**SET TASK:**
Everything from the first line down to the line containing "const yTicks = [94, 96, 98, 100, 102, 104];" is to be retyped exactly, both ends included, with pictures left out.

**SUPPLIED INFORMATION:**
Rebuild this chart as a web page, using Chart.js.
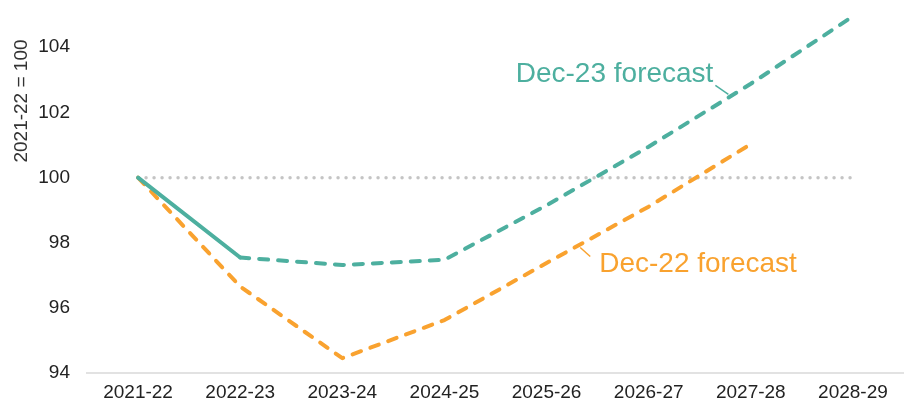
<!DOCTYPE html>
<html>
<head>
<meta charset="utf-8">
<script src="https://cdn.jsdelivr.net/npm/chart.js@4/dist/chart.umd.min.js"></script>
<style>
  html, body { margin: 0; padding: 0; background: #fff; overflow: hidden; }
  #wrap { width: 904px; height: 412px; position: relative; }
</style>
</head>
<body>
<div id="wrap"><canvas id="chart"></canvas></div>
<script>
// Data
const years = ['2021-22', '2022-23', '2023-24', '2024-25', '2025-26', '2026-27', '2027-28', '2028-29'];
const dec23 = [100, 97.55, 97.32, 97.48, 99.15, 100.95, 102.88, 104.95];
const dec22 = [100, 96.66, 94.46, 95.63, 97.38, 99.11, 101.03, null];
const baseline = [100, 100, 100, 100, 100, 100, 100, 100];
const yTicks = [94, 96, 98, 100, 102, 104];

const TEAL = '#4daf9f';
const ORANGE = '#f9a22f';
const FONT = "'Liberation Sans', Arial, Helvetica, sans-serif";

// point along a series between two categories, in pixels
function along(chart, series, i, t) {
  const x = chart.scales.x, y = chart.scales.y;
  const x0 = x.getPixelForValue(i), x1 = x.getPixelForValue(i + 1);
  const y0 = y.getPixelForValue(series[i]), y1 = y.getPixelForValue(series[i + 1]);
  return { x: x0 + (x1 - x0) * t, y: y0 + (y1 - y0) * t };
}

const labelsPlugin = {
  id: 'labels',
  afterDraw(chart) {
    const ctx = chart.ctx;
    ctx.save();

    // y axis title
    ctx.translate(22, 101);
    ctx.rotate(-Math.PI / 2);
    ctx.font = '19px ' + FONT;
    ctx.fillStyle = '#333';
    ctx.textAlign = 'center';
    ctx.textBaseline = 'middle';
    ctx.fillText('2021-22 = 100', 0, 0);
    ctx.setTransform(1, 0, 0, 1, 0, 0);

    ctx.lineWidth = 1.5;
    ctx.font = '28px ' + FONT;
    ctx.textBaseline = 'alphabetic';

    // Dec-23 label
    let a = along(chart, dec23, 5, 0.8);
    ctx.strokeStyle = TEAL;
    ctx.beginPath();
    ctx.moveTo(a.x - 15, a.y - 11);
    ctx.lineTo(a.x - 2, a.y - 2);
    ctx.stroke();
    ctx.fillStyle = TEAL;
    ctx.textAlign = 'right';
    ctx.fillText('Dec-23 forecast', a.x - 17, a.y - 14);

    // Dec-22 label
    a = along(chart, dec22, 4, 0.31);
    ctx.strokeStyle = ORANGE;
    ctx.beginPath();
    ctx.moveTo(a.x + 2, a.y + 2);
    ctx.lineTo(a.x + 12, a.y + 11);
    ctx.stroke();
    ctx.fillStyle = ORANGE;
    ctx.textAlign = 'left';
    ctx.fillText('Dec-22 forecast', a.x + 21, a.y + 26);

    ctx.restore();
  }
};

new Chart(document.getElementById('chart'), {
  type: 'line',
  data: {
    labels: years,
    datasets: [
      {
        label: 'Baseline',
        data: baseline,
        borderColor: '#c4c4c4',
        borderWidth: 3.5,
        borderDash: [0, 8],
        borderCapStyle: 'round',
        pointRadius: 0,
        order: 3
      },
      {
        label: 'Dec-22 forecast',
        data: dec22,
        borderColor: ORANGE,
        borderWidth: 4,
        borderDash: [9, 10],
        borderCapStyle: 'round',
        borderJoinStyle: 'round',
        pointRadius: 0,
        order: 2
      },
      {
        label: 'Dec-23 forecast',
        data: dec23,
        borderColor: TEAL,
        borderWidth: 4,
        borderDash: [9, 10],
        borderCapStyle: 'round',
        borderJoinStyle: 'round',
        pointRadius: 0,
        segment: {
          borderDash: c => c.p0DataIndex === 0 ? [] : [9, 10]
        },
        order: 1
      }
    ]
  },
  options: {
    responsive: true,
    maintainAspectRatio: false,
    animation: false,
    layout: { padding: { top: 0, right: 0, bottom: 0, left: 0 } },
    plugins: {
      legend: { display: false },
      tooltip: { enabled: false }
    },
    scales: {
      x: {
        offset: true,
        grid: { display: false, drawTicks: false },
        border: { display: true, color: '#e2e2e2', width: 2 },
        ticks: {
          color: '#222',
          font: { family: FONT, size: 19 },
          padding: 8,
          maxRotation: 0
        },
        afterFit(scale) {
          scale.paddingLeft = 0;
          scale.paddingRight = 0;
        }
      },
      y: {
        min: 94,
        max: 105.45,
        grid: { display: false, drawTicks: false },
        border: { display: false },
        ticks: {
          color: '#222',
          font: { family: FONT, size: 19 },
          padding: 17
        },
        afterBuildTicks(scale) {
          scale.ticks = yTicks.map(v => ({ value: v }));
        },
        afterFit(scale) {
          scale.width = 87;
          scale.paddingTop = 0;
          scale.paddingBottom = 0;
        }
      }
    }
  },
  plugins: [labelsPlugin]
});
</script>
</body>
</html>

**FINISHED ANSWER:**
Rebuild this chart as a web page, using Chart.js.
<!DOCTYPE html>
<html>
<head>
<meta charset="utf-8">
<script src="https://cdn.jsdelivr.net/npm/chart.js@4/dist/chart.umd.min.js"></script>
<style>
  html, body { margin: 0; padding: 0; background: #fff; overflow: hidden; }
  #wrap { width: 904px; height: 412px; position: relative; }
</style>
</head>
<body>
<div id="wrap"><canvas id="chart"></canvas></div>
<script>
// Data
const years = ['2021-22', '2022-23', '2023-24', '2024-25', '2025-26', '2026-27', '2027-28', '2028-29'];
const dec23 = [100, 97.55, 97.32, 97.48, 99.15, 100.95, 102.88, 104.95];
const dec22 = [100, 96.66, 94.46, 95.63, 97.38, 99.11, 101.03, null];
const baseline = [100, 100, 100, 100, 100, 100, 100, 100];
const yTicks = [94, 96, 98, 100, 102, 104];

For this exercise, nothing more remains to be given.